AT&T Inc. Posts Earnings Beat, But Slowing Wireless Segment Pulls Stock Price Down

By Sam Quest on Apr 23, 2014 at 6:25 am EST

AT&T Inc. Posts Earnings Beat, But Slowing Wireless Segment Pulls Stock Price Down
AT&T Inc. Posts Earnings Beat, But Slowing Wireless Segment Pulls Stock Price Down

AT&T’s stock price dropped more than 2% in after-hours trading Tuesday, as investors reacted to slowing growth in the wireless segment, even though the company beat earnings estimates for the quarter

AT&T Inc. (T) reported its performance results for the first quarter of its 2014 fiscal year (1QFY14) yesterday after market close. The company managed to post an earnings beat, even though revenues were in line with market expectations.

Investors, however, reacted with concern on reports of slowing growth in the company’s wireless segment, sending its share price down over 2% in after-hours trading.

Consolidated Results

AT&T is the largest telecom company in the US in terms of total subscribers for both wireless and wireline services.

The company’s revenues in the latest reported quarter were $32.47 billion, up 3.5% YoY – in line with consensus estimates. This was the best growth in overall revenues that the company has managed in over two years.

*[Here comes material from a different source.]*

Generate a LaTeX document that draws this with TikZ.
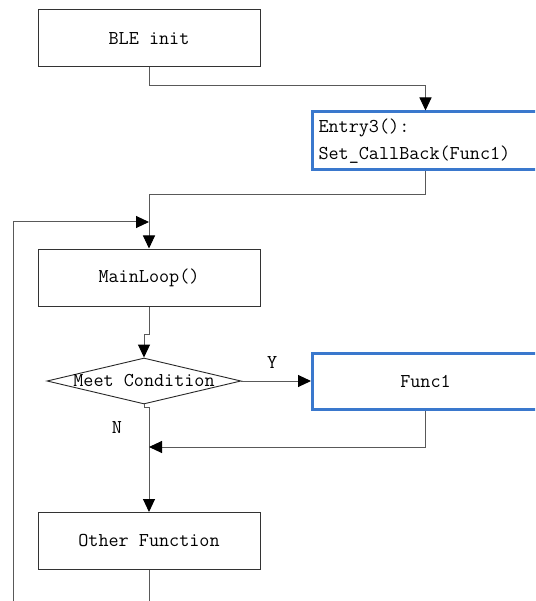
\documentclass[tikz,border=0pt]{standalone}
\usetikzlibrary{arrows.meta,shapes.geometric}
\definecolor{callblue}{RGB}{58,120,205}
\tikzset{
	box/.style={draw=black!80, line width=1pt, minimum width=222pt, minimum height=57pt, inner sep=0pt},
	callbox/.style={draw=callblue, line width=3pt, minimum width=226pt, inner sep=0pt},
	decision/.style={diamond, draw=black!85, line width=0.9pt, minimum width=194pt, minimum height=46pt, inner sep=0pt},
	flow/.style={draw=black!65, line width=1pt, -{Triangle[length=13pt,width=12pt,color=black]}},
	plain/.style={draw=black!65, line width=1pt},
}

\begin{document}
\begin{tikzpicture}[x=1pt, y=-1pt, font=\ttfamily\fontsize{19.6}{27}\selectfont]
		%%%%% START %%%%%
		\useasboundingbox (0, 0) rectangle (535, 601);
		\clip (0, 0) rectangle (535, 601);
		
		\node[box] (init) at (149, 38.5) {BLE init};
		\node[callbox, minimum height=58pt, anchor=west, align=left, text width=214pt] (entry) at (311, 141) {Entry3():\\Set\_CallBack(Func1)};
		\node[box] (main) at (149, 277.5) {MainLoop()};
		\node[decision, label={center:Meet Condition}] (cond) at (144, 381) {};
		\node[callbox, minimum height=56pt, anchor=west] (func) at (311, 381) {Func1};
		\node[box] (other) at (149, 541) {Other Function};
		
		\coordinate (loopbot) at (13, 601);
		\coordinate (loopin) at (149, 222);
		\coordinate (join) at (149, 447);
		\node (no) at (117, 428) {N};
		
		\draw[flow] (init.south) -- ++(0, 18) -| (entry.north);
		\draw[flow] (entry.south) -- ++(0, 23) -| (main.north);
		\draw[flow] (loopbot) |- (loopin);
		\draw[flow] (main.south) -- ++(0, 28) -| (cond.north);
		\draw[flow] (cond.east) -- (func.west) node[midway, yshift=18pt, xshift=-4pt] (yes) {Y};
		\draw[flow] (cond.south) -- ++(0, 3) -| (other.north);
		\draw[flow] (func.south) |- (join);
		\draw[plain] (other.south) -- ++(0, 32);
		
		%%%%% END %%%%%
	\end{tikzpicture}
\end{document}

Earnings per share came in at $0.71, beating estimates by a penny, and were up nearly 11% from the same period last year. Cash flows from operations swelled to $8.8 billion, an increase of 7.3% YoY, after the company added more than two million additional connections for both wireless and wireline services.

Total operating expenses increased 3%, resulting in a decline of a little over 1% in net income, which totaled $3.6 billion for the quarter. Capital expenditures were increased by 34.5% over the first three months of the year, as the company continued to expand its network and 4G services in towns across America.

Segment Performance

Investors were mostly disappointed by the slowdown in the company’s wireless segment, pushing AT&T’s share price down in after-hours trading. The telecom industry is witnessing cutthroat competition these days, which has prompted underdog T-Mobile US Inc. (TMUS) to initiate a price war.


Wireless revenues grew 7% according to the company’s filings, totaling $17.8 billion for the quarter. However, that growth was driven by an increase in equipment revenues, as service revenues for the segment grew only 2.2% in the quarter, compared to the 4%-plus growth witnessed in the same period last year. This is being attributed to the fact that increased competition is limiting the growth of the old brass in the US telecom space.

Wireless subscribers grew 8% to 116 million, led by an increase in prepaid subscribers and net additions from the company’s Leap Wireless acquisition. Organically, growth in the wireless segment was driven by a 16% increase in “connected device” users.

The total wireless ARPU (average revenue per user) declined 2% YoY from $46.89 to $45.98, while the total wireless churn rate was 1.4%. The postpaid churn rate rose slightly to 1.07%, compared to 1.04% in 1QFY13.


Wireline revenues declined from $14.65 billion to $14.6 billion, led by a 22% decline in equipment revenues. Except for the company’s Consumer Markets sub-segment, the rest declined, with revenues from National Mass Markets dropping the most (a decline of 22% YoY).

Within Wireline, the Voice segment posted a 10.5% decline in revenues to $4.7 billion, while Data Services continued to expand, with revenues from the segment increasing 6.5% to $8.7 billion.

AT&T Business Solutions

The Wholesale and GEM (Government, Education and Medical) Solutions segments saw revenues decline by 4.5%. Overall, the Business Solutions segment was down 2.7% YoY to $8.7 billion.


AT&T updated its full-year guidance for 2014 to closely reflect the synergies it expects to achieve from its acquisition of Leap Wireless. The company is now expecting 2014 revenues to grow by at least 4% or more, and earnings to increase in the mid-single digits.

The company will maintain capex at around $21 billion for the year, as it continues to expand its network and coverage.